El viejo Don Soco, como le dicen muchos de sus paisanos de por aquí, asegura que aprendió el oficio gracias a unos amigos de parranda que iban y venían al panteón de vez en vez, donde bebían tranquilamente hasta quedar inconscientes, casi muertos, o también para hacerla de sepultureros y ganarse unos pesos para la botella. Con el tiempo sus amigos desertaron y él se quedó con la chamba a invitación del entonces sepulturero oficial, don Manuel Lara.

Lo más difícil de ser sepulturero es hacer la fosa y no cargar al muerto, ya que en ocasiones tienes que cavar hasta tres metros bajo tierra para que las familias puedan enterrar cuatro cadáveres, según “como vayan cayendo”.

Además aunque pocos lo saben, los sepultureros no solo entierran muertos, también los desentierran, ya que de acuerdo a las leyes locales, los restos deben ser extraídos después de 7 años. Es entonces cuando para Socorro resulta sorprendente descubrir “lo bonito” que quedan algunos restos humanos “bien limpiecitos, con su cabello y sus huesitos blanquitos” y cómo hasta la caja más fina, al final termina exactamente igual que la más barata: podrida e inservible.

Don Socorro tiene un pequeño sueldo fijo que le paga la delegación del pueblo, pero por cada servicio cobra mil 200 pesos, lo que representa para él un ingreso importante.

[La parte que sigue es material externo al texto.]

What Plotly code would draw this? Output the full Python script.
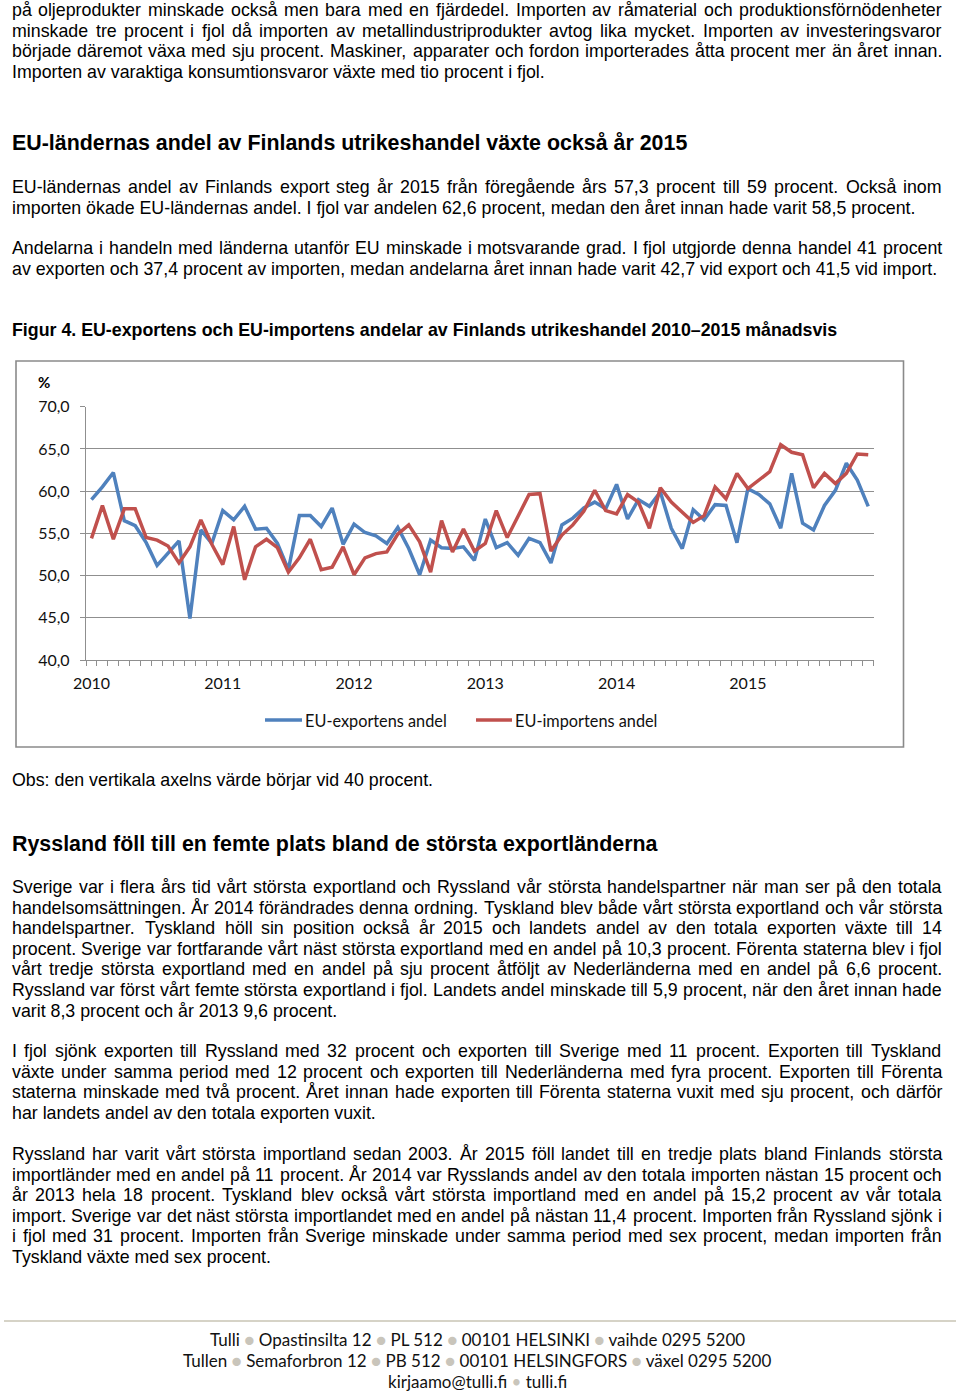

¿Lo raro?, nada, que en octubre justo antes del Día de los Santos Difuntos los servicios se incrementan considerablemente, incluso hasta tres por día y luego, en enero, otra vez se presenta el mismo fenómeno, como si la muerte reclamará cíclicamente su cuota de vida…

Como sea don Socorro dice que aquí estará con gusto “para cuando se les ofrezca”.